Code that draws figures:
● ● ● ● ● ● ●

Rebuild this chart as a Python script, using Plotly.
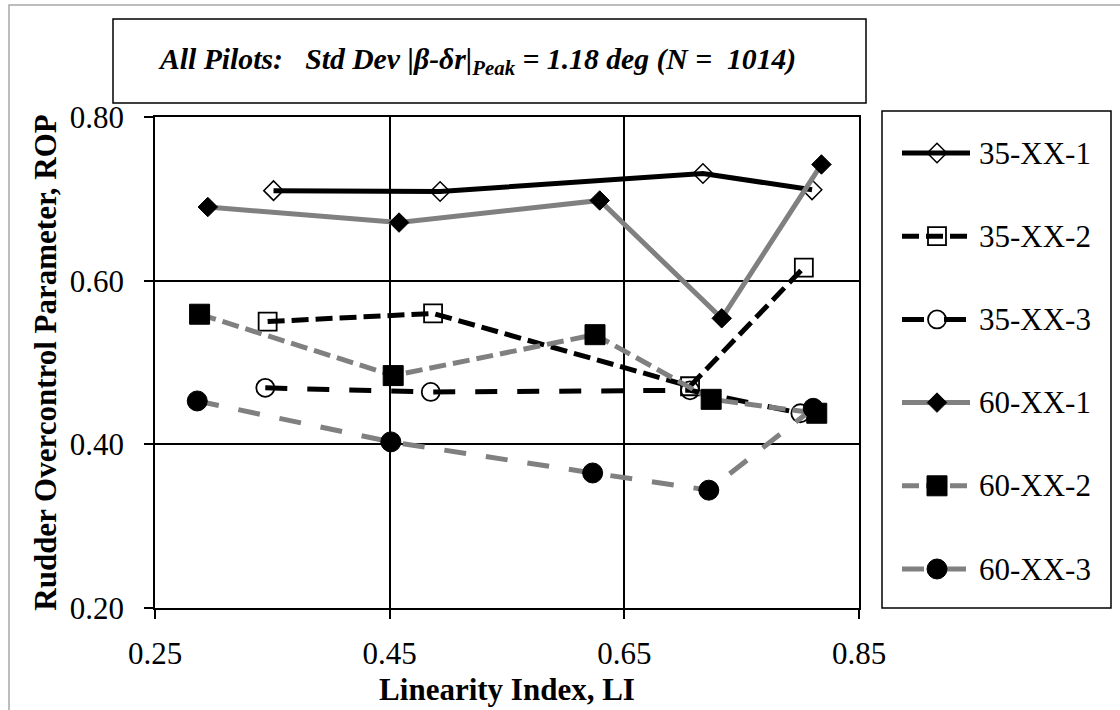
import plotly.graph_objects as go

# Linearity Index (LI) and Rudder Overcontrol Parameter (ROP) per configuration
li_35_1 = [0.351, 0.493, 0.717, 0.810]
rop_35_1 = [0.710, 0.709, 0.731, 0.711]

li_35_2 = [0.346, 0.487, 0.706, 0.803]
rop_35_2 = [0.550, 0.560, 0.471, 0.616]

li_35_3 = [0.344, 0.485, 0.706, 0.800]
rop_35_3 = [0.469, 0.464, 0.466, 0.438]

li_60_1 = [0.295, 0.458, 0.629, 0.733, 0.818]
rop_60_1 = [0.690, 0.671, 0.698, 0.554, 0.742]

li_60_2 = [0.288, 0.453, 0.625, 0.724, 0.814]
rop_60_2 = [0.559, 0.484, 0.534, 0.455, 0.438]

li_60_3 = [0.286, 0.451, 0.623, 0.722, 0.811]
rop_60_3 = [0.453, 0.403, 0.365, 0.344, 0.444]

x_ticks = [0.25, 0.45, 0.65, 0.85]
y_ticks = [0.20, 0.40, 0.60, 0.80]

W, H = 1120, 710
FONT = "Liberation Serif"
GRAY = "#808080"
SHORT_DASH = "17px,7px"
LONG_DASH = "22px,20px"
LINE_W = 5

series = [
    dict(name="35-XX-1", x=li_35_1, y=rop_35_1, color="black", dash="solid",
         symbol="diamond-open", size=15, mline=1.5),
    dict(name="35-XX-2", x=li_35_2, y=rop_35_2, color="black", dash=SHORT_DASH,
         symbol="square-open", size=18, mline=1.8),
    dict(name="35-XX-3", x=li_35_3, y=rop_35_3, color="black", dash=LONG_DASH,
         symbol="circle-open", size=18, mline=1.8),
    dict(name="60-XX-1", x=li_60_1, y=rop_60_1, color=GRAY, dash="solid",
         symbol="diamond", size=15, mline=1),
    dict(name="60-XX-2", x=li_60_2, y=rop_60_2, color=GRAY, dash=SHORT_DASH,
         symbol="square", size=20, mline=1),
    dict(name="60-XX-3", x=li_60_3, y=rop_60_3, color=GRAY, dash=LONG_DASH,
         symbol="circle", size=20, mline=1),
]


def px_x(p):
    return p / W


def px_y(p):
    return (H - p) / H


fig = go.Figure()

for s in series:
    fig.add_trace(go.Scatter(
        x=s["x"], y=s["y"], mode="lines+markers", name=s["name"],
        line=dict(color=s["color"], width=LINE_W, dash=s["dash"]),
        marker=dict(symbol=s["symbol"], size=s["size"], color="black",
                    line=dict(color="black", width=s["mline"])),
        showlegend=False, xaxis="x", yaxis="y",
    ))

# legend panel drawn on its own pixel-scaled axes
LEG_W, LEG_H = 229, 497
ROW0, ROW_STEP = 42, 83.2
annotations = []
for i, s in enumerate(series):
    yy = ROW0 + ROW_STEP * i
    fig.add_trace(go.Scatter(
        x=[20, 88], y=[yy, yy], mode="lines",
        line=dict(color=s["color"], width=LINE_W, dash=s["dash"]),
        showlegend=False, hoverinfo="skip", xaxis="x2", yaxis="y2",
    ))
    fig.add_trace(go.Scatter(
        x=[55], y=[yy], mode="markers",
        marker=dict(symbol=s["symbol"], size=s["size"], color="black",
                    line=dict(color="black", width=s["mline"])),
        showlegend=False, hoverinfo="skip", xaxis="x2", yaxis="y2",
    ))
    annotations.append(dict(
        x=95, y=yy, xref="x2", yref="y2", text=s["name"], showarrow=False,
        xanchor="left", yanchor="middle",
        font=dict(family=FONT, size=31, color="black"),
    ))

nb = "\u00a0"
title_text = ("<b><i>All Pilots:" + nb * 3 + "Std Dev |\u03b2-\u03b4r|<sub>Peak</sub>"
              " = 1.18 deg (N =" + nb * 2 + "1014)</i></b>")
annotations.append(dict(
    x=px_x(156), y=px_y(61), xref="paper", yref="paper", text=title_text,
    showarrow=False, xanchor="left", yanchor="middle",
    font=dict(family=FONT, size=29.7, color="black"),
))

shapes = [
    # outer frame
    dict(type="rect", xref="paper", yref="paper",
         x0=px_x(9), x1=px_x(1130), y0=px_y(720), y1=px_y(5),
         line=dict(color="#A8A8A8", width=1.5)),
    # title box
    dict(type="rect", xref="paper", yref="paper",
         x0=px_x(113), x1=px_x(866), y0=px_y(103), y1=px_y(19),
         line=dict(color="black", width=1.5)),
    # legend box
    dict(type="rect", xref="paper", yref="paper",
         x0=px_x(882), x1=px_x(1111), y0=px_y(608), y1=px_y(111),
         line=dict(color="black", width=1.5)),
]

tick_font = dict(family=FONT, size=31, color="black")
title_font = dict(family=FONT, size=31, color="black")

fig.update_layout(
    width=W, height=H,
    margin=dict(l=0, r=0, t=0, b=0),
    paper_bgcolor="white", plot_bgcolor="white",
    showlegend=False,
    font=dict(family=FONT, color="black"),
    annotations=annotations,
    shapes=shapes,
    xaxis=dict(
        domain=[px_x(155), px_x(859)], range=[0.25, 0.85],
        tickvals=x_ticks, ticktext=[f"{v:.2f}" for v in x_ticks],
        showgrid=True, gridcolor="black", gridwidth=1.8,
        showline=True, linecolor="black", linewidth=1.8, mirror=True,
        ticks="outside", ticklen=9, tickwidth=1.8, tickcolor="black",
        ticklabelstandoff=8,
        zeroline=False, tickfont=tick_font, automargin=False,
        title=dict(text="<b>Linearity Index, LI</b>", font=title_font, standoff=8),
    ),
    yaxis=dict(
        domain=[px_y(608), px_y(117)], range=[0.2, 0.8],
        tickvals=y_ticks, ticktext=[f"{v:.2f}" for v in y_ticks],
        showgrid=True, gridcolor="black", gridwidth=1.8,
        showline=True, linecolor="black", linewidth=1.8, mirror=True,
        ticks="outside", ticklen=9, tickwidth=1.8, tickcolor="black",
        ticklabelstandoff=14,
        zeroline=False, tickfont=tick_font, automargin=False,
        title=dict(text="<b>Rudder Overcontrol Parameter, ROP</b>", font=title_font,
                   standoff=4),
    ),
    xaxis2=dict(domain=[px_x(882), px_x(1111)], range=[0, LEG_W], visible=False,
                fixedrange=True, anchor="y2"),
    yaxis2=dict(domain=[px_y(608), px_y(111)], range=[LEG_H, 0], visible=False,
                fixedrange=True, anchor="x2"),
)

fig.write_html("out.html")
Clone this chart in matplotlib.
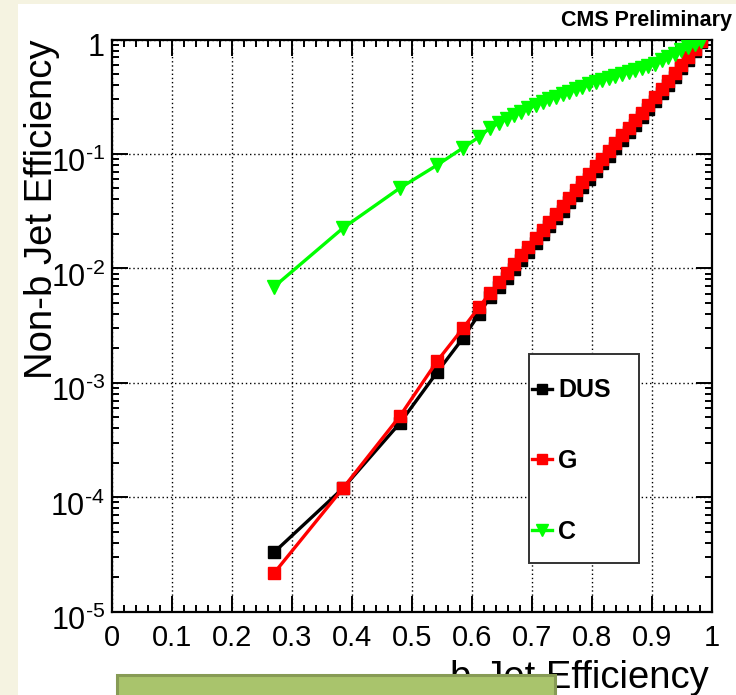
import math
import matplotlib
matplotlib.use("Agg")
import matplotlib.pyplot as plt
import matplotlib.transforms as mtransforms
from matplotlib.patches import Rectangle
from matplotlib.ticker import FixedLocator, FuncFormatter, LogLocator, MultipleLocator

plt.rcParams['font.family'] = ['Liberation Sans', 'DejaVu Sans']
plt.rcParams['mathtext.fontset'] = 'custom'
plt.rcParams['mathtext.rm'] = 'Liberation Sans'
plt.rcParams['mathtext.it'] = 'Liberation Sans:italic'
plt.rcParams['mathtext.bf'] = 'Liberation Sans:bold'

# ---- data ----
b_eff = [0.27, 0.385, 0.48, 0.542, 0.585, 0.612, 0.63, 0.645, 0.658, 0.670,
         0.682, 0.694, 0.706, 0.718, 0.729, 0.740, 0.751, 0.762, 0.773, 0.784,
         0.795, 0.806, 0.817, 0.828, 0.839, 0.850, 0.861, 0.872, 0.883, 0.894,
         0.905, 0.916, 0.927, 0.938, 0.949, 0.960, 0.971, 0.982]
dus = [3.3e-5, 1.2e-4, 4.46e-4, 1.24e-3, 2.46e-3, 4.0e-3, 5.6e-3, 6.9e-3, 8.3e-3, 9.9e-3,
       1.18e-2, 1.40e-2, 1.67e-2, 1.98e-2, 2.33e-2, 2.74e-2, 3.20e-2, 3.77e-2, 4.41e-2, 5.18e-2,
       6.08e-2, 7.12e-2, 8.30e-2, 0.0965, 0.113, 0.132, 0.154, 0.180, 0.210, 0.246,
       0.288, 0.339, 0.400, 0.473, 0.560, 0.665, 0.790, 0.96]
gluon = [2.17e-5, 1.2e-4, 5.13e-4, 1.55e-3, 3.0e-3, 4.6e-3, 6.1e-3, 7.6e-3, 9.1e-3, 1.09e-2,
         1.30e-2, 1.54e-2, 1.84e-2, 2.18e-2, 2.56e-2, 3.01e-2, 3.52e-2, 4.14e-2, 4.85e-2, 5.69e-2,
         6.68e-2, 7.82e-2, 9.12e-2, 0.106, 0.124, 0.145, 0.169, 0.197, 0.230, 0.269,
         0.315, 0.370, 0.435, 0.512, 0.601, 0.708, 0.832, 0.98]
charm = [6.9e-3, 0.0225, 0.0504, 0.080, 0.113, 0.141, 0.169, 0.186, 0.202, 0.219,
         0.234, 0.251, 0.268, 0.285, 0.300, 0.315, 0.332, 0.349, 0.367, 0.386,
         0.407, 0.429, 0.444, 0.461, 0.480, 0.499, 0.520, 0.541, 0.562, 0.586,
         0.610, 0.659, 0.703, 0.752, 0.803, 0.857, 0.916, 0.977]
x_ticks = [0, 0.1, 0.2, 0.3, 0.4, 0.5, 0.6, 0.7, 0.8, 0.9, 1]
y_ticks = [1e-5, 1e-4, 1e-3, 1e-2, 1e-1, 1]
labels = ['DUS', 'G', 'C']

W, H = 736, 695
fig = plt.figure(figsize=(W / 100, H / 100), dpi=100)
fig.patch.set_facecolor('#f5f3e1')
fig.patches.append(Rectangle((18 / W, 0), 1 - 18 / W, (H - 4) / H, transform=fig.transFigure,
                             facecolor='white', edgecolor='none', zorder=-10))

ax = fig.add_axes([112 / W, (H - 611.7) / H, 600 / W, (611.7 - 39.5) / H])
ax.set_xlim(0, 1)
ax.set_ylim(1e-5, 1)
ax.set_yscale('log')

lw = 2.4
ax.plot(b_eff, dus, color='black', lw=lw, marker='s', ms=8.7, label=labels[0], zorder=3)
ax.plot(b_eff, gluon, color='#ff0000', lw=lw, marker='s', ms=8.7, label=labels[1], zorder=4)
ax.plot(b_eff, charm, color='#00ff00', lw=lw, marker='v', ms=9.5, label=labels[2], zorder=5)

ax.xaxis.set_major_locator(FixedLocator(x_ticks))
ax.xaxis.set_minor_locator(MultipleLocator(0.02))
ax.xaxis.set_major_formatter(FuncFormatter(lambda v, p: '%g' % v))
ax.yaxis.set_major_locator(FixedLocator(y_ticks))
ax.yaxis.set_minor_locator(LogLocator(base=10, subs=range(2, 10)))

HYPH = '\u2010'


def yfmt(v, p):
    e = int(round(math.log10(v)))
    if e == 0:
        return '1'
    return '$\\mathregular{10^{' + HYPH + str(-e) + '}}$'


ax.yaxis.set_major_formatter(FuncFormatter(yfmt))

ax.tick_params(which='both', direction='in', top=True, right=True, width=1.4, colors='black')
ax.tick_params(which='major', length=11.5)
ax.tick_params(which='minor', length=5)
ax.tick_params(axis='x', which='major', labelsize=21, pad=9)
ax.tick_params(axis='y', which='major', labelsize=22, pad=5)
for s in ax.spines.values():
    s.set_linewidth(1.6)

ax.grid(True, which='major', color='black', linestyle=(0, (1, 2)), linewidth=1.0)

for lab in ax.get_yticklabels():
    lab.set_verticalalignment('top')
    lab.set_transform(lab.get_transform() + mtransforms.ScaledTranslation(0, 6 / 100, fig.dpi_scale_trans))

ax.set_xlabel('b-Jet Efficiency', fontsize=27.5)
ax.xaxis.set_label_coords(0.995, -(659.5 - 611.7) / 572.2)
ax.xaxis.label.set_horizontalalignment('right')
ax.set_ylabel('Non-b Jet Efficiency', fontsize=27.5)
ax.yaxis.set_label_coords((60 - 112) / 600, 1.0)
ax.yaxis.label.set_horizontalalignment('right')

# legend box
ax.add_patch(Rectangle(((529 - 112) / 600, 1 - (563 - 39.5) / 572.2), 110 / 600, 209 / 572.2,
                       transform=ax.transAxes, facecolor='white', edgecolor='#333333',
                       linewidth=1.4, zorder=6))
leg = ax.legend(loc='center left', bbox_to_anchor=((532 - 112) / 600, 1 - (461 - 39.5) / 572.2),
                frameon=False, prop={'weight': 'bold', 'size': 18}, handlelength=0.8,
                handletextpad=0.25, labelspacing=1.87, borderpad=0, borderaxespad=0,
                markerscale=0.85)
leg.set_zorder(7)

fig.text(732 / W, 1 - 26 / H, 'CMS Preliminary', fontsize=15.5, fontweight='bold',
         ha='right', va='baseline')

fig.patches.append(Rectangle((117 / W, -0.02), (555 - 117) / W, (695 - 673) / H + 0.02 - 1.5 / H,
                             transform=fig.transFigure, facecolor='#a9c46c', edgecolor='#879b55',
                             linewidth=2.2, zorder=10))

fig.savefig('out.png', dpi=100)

● ● ● ● ● ● ●

Take the lines from the one holding "Clone this chart in matplotlib." to the one holding "plt.rcParams['mathtext.bf'] = 'Liberation", both lines included, and give them again exactly, with no pictures.

The completed task:
Clone this chart in matplotlib.
import math
import matplotlib
matplotlib.use("Agg")
import matplotlib.pyplot as plt
import matplotlib.transforms as mtransforms
from matplotlib.patches import Rectangle
from matplotlib.ticker import FixedLocator, FuncFormatter, LogLocator, MultipleLocator

plt.rcParams['font.family'] = ['Liberation Sans', 'DejaVu Sans']
plt.rcParams['mathtext.fontset'] = 'custom'
plt.rcParams['mathtext.rm'] = 'Liberation Sans'
plt.rcParams['mathtext.it'] = 'Liberation Sans:italic'
plt.rcParams['mathtext.bf'] = 'Liberation Sans:bold'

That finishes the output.